## Given information
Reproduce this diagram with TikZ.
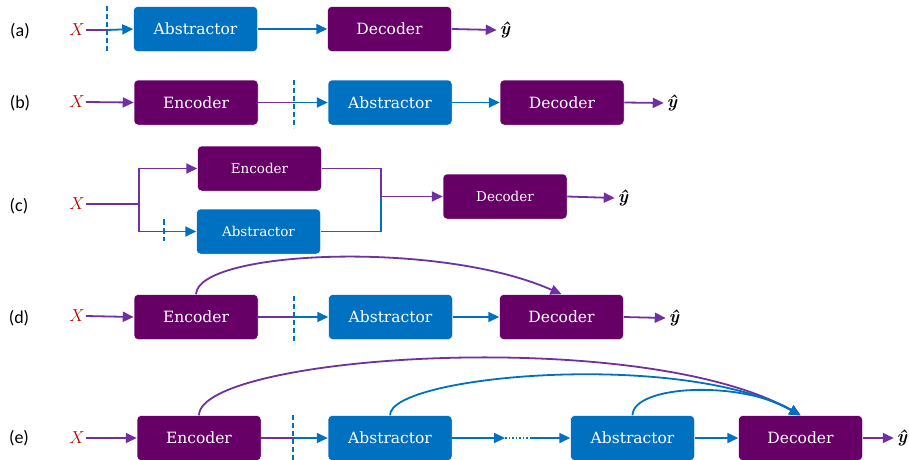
\documentclass[tikz,border=0pt]{standalone}
\usepackage{fontspec}
\usetikzlibrary{arrows.meta}
\newfontfamily\lblfont{Carlito}
\newfontfamily\boxfont{DejaVu Serif}
\definecolor{cblue}{HTML}{0070C0}
\definecolor{cbox}{HTML}{660066}
\definecolor{cline}{HTML}{7030A0}
\definecolor{cred}{HTML}{C00000}
\newcommand{\yhatsym}{{\bfseries\itshape ŷ}}
\tikzset{
  boxbase/.style={rounded corners=4pt, minimum width=124pt, minimum height=45pt, inner sep=0pt, text=white, font=\boxfont\fontsize{15.5}{18}\selectfont, draw=white, line width=0.5pt},
  smallbox/.style={font=\boxfont\fontsize{13.5}{16}\selectfont},
  encbox/.style={boxbase, fill=cbox},
  absbox/.style={boxbase, fill=cblue},
  pline/.style={draw=cline, line width=1.8pt},
  bline/.style={draw=cblue, line width=1.8pt},
  parrow/.style={pline, -{Triangle[length=11pt,width=10pt]}},
  barrow/.style={bline, -{Triangle[length=11pt,width=10pt]}},
  cut/.style={draw=cblue, line width=1.6pt, dash pattern=on 5pt off 3pt},
  rowlbl/.style={font=\lblfont\fontsize{18}{20}\selectfont, inner sep=0pt},
  xin/.style={text=cred, font=\fontsize{17}{20}\selectfont, inner sep=1pt},
  yout/.style={font=\fontsize{18}{20}\selectfont, inner sep=3pt}
}
\begin{document}
\begin{tikzpicture}[x=1pt,y=-1pt]
\useasboundingbox (0,0) rectangle (909,459);
% row (a)
\node[rowlbl] (la) at (20,31) {(a)};
\node[xin] (xa) at (77,30) {$X$};
\node[absbox] (absa) at (195.5,29) {Abstractor};
\node[encbox] (deca) at (389.5,29) {Decoder};
\node[yout] (ya) at (505,30) {\yhatsym};
\coordinate (cuta) at (107,30);
\coordinate (cuta1) at (107,6);
\coordinate (cuta2) at (107,53);
\draw[cut] (cuta1) -- (cuta2);
\draw[pline] (xa.east) -- (cuta);
\draw[barrow] (cuta) -- (absa.west);
\draw[barrow] (absa.east) -- (deca.west);
\draw[parrow] (deca.east) -- (ya.west);
% row (b)
\node[rowlbl] (lb) at (20,103) {(b)};
\node[xin] (xb) at (77,102) {$X$};
\node[encbox] (encb) at (196,102.5) {Encoder};
\node[absbox] (absb) at (390,102.5) {Abstractor};
\node[encbox] (decb) at (562,102.5) {Decoder};
\node[yout] (yb) at (672,103) {\yhatsym};
\coordinate (cutb) at (294,102.5);
\coordinate (cutb1) at (294,80);
\coordinate (cutb2) at (294,128);
\draw[cut] (cutb1) -- (cutb2);
\draw[parrow] (xb.east) -- (encb.west);
\draw[pline] (encb.east) -- (cutb);
\draw[barrow] (cutb) -- (absb.west);
\draw[barrow] (absb.east) -- (decb.west);
\draw[parrow] (decb.east) -- (yb.west);
% row (c)
\node[rowlbl] (lc) at (19,206) {(c)};
\node[xin] (xc) at (77,204) {$X$};
\node[encbox, smallbox] (encc) at (259.5,168.5) {Encoder};
\node[absbox, smallbox] (absc) at (258.5,231.5) {Abstractor};
\node[encbox, smallbox] (decc) at (505,196.5) {Decoder};
\node[yout] (yc) at (623,198) {\yhatsym};
\coordinate (splitc) at (139,204);
\coordinate (tickc) at (164,231.5);
\coordinate (tickc1) at (164,219);
\coordinate (tickc2) at (164,241);
\coordinate (joinc) at (381,196.5);
\draw[pline] (xc.east) -- (splitc);
\draw[parrow] (splitc) |- (encc.west);
\draw[pline] (splitc) |- (tickc);
\draw[cut, dash pattern=on 6pt off 3pt] (tickc1) -- (tickc2);
\draw[barrow] (tickc) -- (absc.west);
\draw[pline] (encc.east) -| (joinc);
\draw[bline] (absc.east) -| (joinc);
\draw[parrow] (joinc) -- (decc.west);
\draw[parrow] (decc.east) -- (yc.west);
% row (d)
\node[rowlbl] (ld) at (19,318) {(d)};
\node[xin] (xd) at (77,316) {$X$};
\node[encbox] (encd) at (196,317) {Encoder};
\node[absbox] (absd) at (390.5,317) {Abstractor};
\node[encbox] (decd) at (561.5,317) {Decoder};
\node[yout] (yd) at (674,318) {\yhatsym};
\coordinate (cutd) at (294,317);
\coordinate (cutd1) at (294,296);
\coordinate (cutd2) at (294,344);
\draw[cut] (cutd1) -- (cutd2);
\draw[parrow] (xd.east) -- (encd.west);
\draw[pline] (encd.east) -- (cutd);
\draw[barrow] (cutd) -- (absd.west);
\draw[barrow] (absd.east) -- (decd.west);
\draw[parrow] (decd.east) -- (yd.west);
\draw[parrow] (encd.north) .. controls (198,250) and (440,240) .. (decd.north);
% row (e)
\node[rowlbl] (le) at (19,438) {(e)};
\node[xin] (xe) at (77,438) {$X$};
\node[encbox] (ence) at (199,438) {Encoder};
\node[absbox] (abse1) at (390,438) {Abstractor};
\node[absbox] (abse2) at (632.5,438) {Abstractor};
\node[encbox] (dece) at (800.5,438) {Decoder};
\node[yout] (ye) at (902,438) {\yhatsym};
\coordinate (cute) at (293,438);
\coordinate (cute1) at (293,415);
\coordinate (cute2) at (293,460);
\coordinate (dotsA) at (505,438);
\coordinate (dotsB) at (531,438);
\draw[cut] (cute1) -- (cute2);
\draw[parrow] (xe.east) -- (ence.west);
\draw[pline] (ence.east) -- (cute);
\draw[barrow] (cute) -- (abse1.west);
\draw[barrow] (abse1.east) -- (dotsA);
\draw[draw=cblue, line width=1.8pt, dash pattern=on 1.5pt off 2pt] (dotsA) -- (dotsB);
\draw[barrow] (dotsB) -- (abse2.west);
\draw[barrow] (abse2.east) -- (dece.west);
\draw[parrow] (dece.east) -- (ye.west);
\draw[parrow] (ence.north) .. controls (200,355) and (640,325) .. (dece.north);
\draw[barrow] (abse1.north) .. controls (390,375) and (680,350) .. (dece.north);
\draw[barrow] (abse2.north) .. controls (633,385) and (740,380) .. (dece.north);
\end{tikzpicture}
\end{document}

## What you are asked to do
Print the full listing exactly, dropping the pictures.

## Result of this task
Reproduce this diagram with TikZ.
\documentclass[tikz,border=0pt]{standalone}
\usepackage{fontspec}
\usetikzlibrary{arrows.meta}
\newfontfamily\lblfont{Carlito}
\newfontfamily\boxfont{DejaVu Serif}
\definecolor{cblue}{HTML}{0070C0}
\definecolor{cbox}{HTML}{660066}
\definecolor{cline}{HTML}{7030A0}
\definecolor{cred}{HTML}{C00000}
\newcommand{\yhatsym}{{\bfseries\itshape ŷ}}
\tikzset{
  boxbase/.style={rounded corners=4pt, minimum width=124pt, minimum height=45pt, inner sep=0pt, text=white, font=\boxfont\fontsize{15.5}{18}\selectfont, draw=white, line width=0.5pt},
  smallbox/.style={font=\boxfont\fontsize{13.5}{16}\selectfont},
  encbox/.style={boxbase, fill=cbox},
  absbox/.style={boxbase, fill=cblue},
  pline/.style={draw=cline, line width=1.8pt},
  bline/.style={draw=cblue, line width=1.8pt},
  parrow/.style={pline, -{Triangle[length=11pt,width=10pt]}},
  barrow/.style={bline, -{Triangle[length=11pt,width=10pt]}},
  cut/.style={draw=cblue, line width=1.6pt, dash pattern=on 5pt off 3pt},
  rowlbl/.style={font=\lblfont\fontsize{18}{20}\selectfont, inner sep=0pt},
  xin/.style={text=cred, font=\fontsize{17}{20}\selectfont, inner sep=1pt},
  yout/.style={font=\fontsize{18}{20}\selectfont, inner sep=3pt}
}
\begin{document}
\begin{tikzpicture}[x=1pt,y=-1pt]
\useasboundingbox (0,0) rectangle (909,459);
% row (a)
\node[rowlbl] (la) at (20,31) {(a)};
\node[xin] (xa) at (77,30) {$X$};
\node[absbox] (absa) at (195.5,29) {Abstractor};
\node[encbox] (deca) at (389.5,29) {Decoder};
\node[yout] (ya) at (505,30) {\yhatsym};
\coordinate (cuta) at (107,30);
\coordinate (cuta1) at (107,6);
\coordinate (cuta2) at (107,53);
\draw[cut] (cuta1) -- (cuta2);
\draw[pline] (xa.east) -- (cuta);
\draw[barrow] (cuta) -- (absa.west);
\draw[barrow] (absa.east) -- (deca.west);
\draw[parrow] (deca.east) -- (ya.west);
% row (b)
\node[rowlbl] (lb) at (20,103) {(b)};
\node[xin] (xb) at (77,102) {$X$};
\node[encbox] (encb) at (196,102.5) {Encoder};
\node[absbox] (absb) at (390,102.5) {Abstractor};
\node[encbox] (decb) at (562,102.5) {Decoder};
\node[yout] (yb) at (672,103) {\yhatsym};
\coordinate (cutb) at (294,102.5);
\coordinate (cutb1) at (294,80);
\coordinate (cutb2) at (294,128);
\draw[cut] (cutb1) -- (cutb2);
\draw[parrow] (xb.east) -- (encb.west);
\draw[pline] (encb.east) -- (cutb);
\draw[barrow] (cutb) -- (absb.west);
\draw[barrow] (absb.east) -- (decb.west);
\draw[parrow] (decb.east) -- (yb.west);
% row (c)
\node[rowlbl] (lc) at (19,206) {(c)};
\node[xin] (xc) at (77,204) {$X$};
\node[encbox, smallbox] (encc) at (259.5,168.5) {Encoder};
\node[absbox, smallbox] (absc) at (258.5,231.5) {Abstractor};
\node[encbox, smallbox] (decc) at (505,196.5) {Decoder};
\node[yout] (yc) at (623,198) {\yhatsym};
\coordinate (splitc) at (139,204);
\coordinate (tickc) at (164,231.5);
\coordinate (tickc1) at (164,219);
\coordinate (tickc2) at (164,241);
\coordinate (joinc) at (381,196.5);
\draw[pline] (xc.east) -- (splitc);
\draw[parrow] (splitc) |- (encc.west);
\draw[pline] (splitc) |- (tickc);
\draw[cut, dash pattern=on 6pt off 3pt] (tickc1) -- (tickc2);
\draw[barrow] (tickc) -- (absc.west);
\draw[pline] (encc.east) -| (joinc);
\draw[bline] (absc.east) -| (joinc);
\draw[parrow] (joinc) -- (decc.west);
\draw[parrow] (decc.east) -- (yc.west);
% row (d)
\node[rowlbl] (ld) at (19,318) {(d)};
\node[xin] (xd) at (77,316) {$X$};
\node[encbox] (encd) at (196,317) {Encoder};
\node[absbox] (absd) at (390.5,317) {Abstractor};
\node[encbox] (decd) at (561.5,317) {Decoder};
\node[yout] (yd) at (674,318) {\yhatsym};
\coordinate (cutd) at (294,317);
\coordinate (cutd1) at (294,296);
\coordinate (cutd2) at (294,344);
\draw[cut] (cutd1) -- (cutd2);
\draw[parrow] (xd.east) -- (encd.west);
\draw[pline] (encd.east) -- (cutd);
\draw[barrow] (cutd) -- (absd.west);
\draw[barrow] (absd.east) -- (decd.west);
\draw[parrow] (decd.east) -- (yd.west);
\draw[parrow] (encd.north) .. controls (198,250) and (440,240) .. (decd.north);
% row (e)
\node[rowlbl] (le) at (19,438) {(e)};
\node[xin] (xe) at (77,438) {$X$};
\node[encbox] (ence) at (199,438) {Encoder};
\node[absbox] (abse1) at (390,438) {Abstractor};
\node[absbox] (abse2) at (632.5,438) {Abstractor};
\node[encbox] (dece) at (800.5,438) {Decoder};
\node[yout] (ye) at (902,438) {\yhatsym};
\coordinate (cute) at (293,438);
\coordinate (cute1) at (293,415);
\coordinate (cute2) at (293,460);
\coordinate (dotsA) at (505,438);
\coordinate (dotsB) at (531,438);
\draw[cut] (cute1) -- (cute2);
\draw[parrow] (xe.east) -- (ence.west);
\draw[pline] (ence.east) -- (cute);
\draw[barrow] (cute) -- (abse1.west);
\draw[barrow] (abse1.east) -- (dotsA);
\draw[draw=cblue, line width=1.8pt, dash pattern=on 1.5pt off 2pt] (dotsA) -- (dotsB);
\draw[barrow] (dotsB) -- (abse2.west);
\draw[barrow] (abse2.east) -- (dece.west);
\draw[parrow] (dece.east) -- (ye.west);
\draw[parrow] (ence.north) .. controls (200,355) and (640,325) .. (dece.north);
\draw[barrow] (abse1.north) .. controls (390,375) and (680,350) .. (dece.north);
\draw[barrow] (abse2.north) .. controls (633,385) and (740,380) .. (dece.north);
\end{tikzpicture}
\end{document}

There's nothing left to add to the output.